Our proprietary digital hub, TEFConnect, not only delivers training modules; it creates peer-to-peer learning, mentoring, and access to tools that spill into the broader workforce. TEFConnect functions both as a skills accelerator and a market signal: it not only equips entrepreneurs with practical knowledge but also reveals in real time which capabilities are most in demand and builds them at scale.
The Macro Impact of Entrepreneurial Training.
What does this mean for Africa’s labour markets? Three shifts stand out:
- From Wage Dependence to Opportunity Creation
On average, each active Tony Elumelu Entrepreneur creates an average of 13 jobs, with employees earning three times above the national per capita income. Beyond headcount, we are redefining “job” itself by blending formal and informal work into viable pathways for income security.
- From Curriculum Deficits to Market-Driven Learning
Unlike many vocational systems, TEF’s training is modular, digital, and updated in sync with market shifts. With 80% of entrepreneurs generating revenue and reporting 40% increases in turnover, this model keeps skills tethered to actual demand curves, not outdated curricula.
- From Human-Capital Scarcity to Distributed Capability
The OECD has identified a “capability trap” in Africa characterised by overstretched institutions and unfulfilled ambitions. In contrast, the Tony Elumelu Foundation (TEF) addresses this by empowering entrepreneurs, decentralizing capability, and fostering resilience; 76% of TEF entrepreneurs integrate into broader value chains.

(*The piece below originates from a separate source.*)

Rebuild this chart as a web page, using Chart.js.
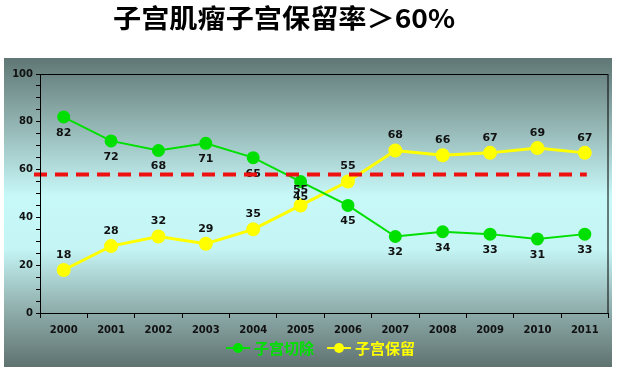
<!DOCTYPE html>
<html>
<head>
<meta charset="utf-8">
<script src="https://cdn.jsdelivr.net/npm/chart.js@4.4.1/dist/chart.umd.min.js"></script>
<style>
html,body{margin:0;padding:0;background:#fff}
</style>
</head>
<body>
<canvas id="c" width="617" height="371"></canvas>
<script>
// data
var years = ['2000','2001','2002','2003','2004','2005','2006','2007','2008','2009','2010','2011'];
var excision = [82,72,68,71,65,55,45,32,34,33,31,33];
var preserve = [18,28,32,29,35,45,55,68,66,67,69,67];
// the printed labels (2005 labels are swapped in the original)
var excisionLabels = ['82','72','68','71','65','45','45','32','34','33','31','33'];
var preserveLabels = ['18','28','32','29','35','55','55','68','66','67','69','67'];
var seriesNames = ['子宫切除','子宫保留'];
var seriesColors = ['#00e000','#ffff00'];
var targetLine = 58;
var titleText = '子宫肌瘤子宫保留率＞60%';

var tickFont = {family:'"DejaVu Sans", Verdana, sans-serif', size:10, weight:'bold'};

var decor = {
  id: 'decor',
  beforeDraw: function(chart) {
    var c = chart.ctx;
    c.save();
    c.fillStyle = '#fff';
    c.fillRect(0, 0, chart.width, chart.height);
    var g = c.createLinearGradient(0, 58, 0, 367);
    g.addColorStop(0, '#5f7775');
    g.addColorStop(0.2, '#8fb0ae');
    g.addColorStop(0.45, '#c8f9f9');
    g.addColorStop(0.62, '#c4f4f4');
    g.addColorStop(0.8, '#93b3b1');
    g.addColorStop(1, '#5f7270');
    c.fillStyle = g;
    c.fillRect(4, 58, 608, 309);
    // title
    c.fillStyle = '#000';
    c.font = 'bold 26px "Noto Sans CJK SC", sans-serif';
    c.textBaseline = 'middle';
    var w = c.measureText(titleText).width;
    c.translate(113, 18);
    c.scale(342 / w, 1);
    c.textAlign = 'left';
    c.fillText(titleText, 0, 0);
    c.restore();
  },
  afterDatasetsDraw: function(chart) {
    var c = chart.ctx;
    c.save();
    c.font = 'bold 11px "DejaVu Sans", Verdana, sans-serif';
    c.fillStyle = '#111';
    c.textAlign = 'center';
    c.textBaseline = 'middle';
    var m0 = chart.getDatasetMeta(0).data, m1 = chart.getDatasetMeta(1).data;
    m0.forEach(function(p, i) { c.fillText(excisionLabels[i], p.x, p.y + 16); });
    m1.forEach(function(p, i) { c.fillText(preserveLabels[i], p.x, p.y - 15); });
    c.restore();
  },
  afterDraw: function(chart) {
    var c = chart.ctx, a = chart.chartArea;
    var y = chart.scales.y.getPixelForValue(targetLine);
    var xEnd = chart.scales.x.getPixelForValue(years.length - 1);
    c.save();
    c.strokeStyle = '#ee1111';
    c.lineWidth = 4;
    c.setLineDash([13, 8]);
    c.beginPath();
    c.moveTo(a.left - 6, y);
    c.lineTo(xEnd + 2, y);
    c.stroke();
    c.setLineDash([]);
    c.strokeStyle = '#000';
    c.lineWidth = 1;
    c.strokeRect(a.left + 0.5, a.top + 0.5, a.right - a.left - 1, a.bottom - a.top);
    // legend
    var items = [[226, seriesNames[0], seriesColors[0]], [327, seriesNames[1], seriesColors[1]]];
    c.font = 'bold 15px "Noto Sans CJK SC", sans-serif';
    c.textBaseline = 'middle';
    c.textAlign = 'left';
    items.forEach(function(it) {
      var x = it[0], ly = 348;
      c.strokeStyle = it[2];
      c.fillStyle = it[2];
      c.lineWidth = 2;
      c.beginPath(); c.moveTo(x, ly); c.lineTo(x + 24, ly); c.stroke();
      c.beginPath(); c.arc(x + 12, ly, 5, 0, Math.PI * 2); c.fill();
      c.fillText(it[1], x + 28, ly);
    });
    c.restore();
  }
};

new Chart(document.getElementById('c'), {
  type: 'line',
  data: {
    labels: years,
    datasets: [
      {label: seriesNames[0], data: excision, borderColor: seriesColors[0], backgroundColor: seriesColors[0],
       borderWidth: 2, pointRadius: 5.5, pointHoverRadius: 5.5, tension: 0},
      {label: seriesNames[1], data: preserve, borderColor: seriesColors[1], backgroundColor: seriesColors[1],
       borderWidth: 3, pointRadius: 5.5, pointHoverRadius: 5.5, tension: 0}
    ]
  },
  options: {
    responsive: false,
    animation: false,
    events: [],
    layout: {padding: {top: 74, right: 5, bottom: 28, left: 0}},
    plugins: {legend: {display: false}, tooltip: {enabled: false}, title: {display: false}},
    scales: {
      x: {
        offset: true,
        grid: {offset: true, drawOnChartArea: false, color: '#000', tickLength: 5},
        border: {color: '#000'},
        ticks: {color: '#111', font: tickFont, padding: 6, maxRotation: 0},
        afterFit: function(s) { s.height = 30; }
      },
      y: {
        min: 0, max: 100,
        grid: {drawOnChartArea: false, color: '#000', tickLength: 4},
        border: {color: '#000'},
        ticks: {stepSize: 5, autoSkip: false, color: '#111', font: tickFont, padding: 3,
          callback: function(v) { return v % 20 === 0 ? v : ''; }},
        afterFit: function(s) { s.width = 40; }
      }
    }
  },
  plugins: [decor]
});
</script>
</body>
</html>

Implications for Policymakers and Institutions.
For governments and development partners, the lesson is not to outsource education to the private sector, but to integrate entrepreneurial training into human-capital strategy. Imagine if ministries of labour accept TEFConnect not as a n complementary infrastructure: a digital vocational arm reaching youth faster, cheaper, and with measurable results.
The Tony Elumelu Foundation effectively puts into practice the Harvard Business Review’s argument for treating human capital as a strategic asset.
Through its scalable digital training and mentorship programmes, the Tony Elumelu Foundation empowers entrepreneurs in challenging environments, reaching historically underserved groups such as women, who make up 46% of Tony Elumelu Foundation beneficiaries.
The Stakes Ahead
By 2035, Africa will have the world’s largest working-age population. Whether this becomes a demographic dividend or a demographic disaster will depend less on the number of schools built, and more on how effectively young Africans can convert skills into livelihoods.
The Tony Elumelu Foundation’s model clearly shows that investing in entrepreneurship is not just about launching startups; it is about scaling skill systems and embedding resilience into entire labor markets. If governments and global institutions collaborate and scale these lessons, Africa can transform its demographic pressure into a powerful engine of prosperity and opportunity.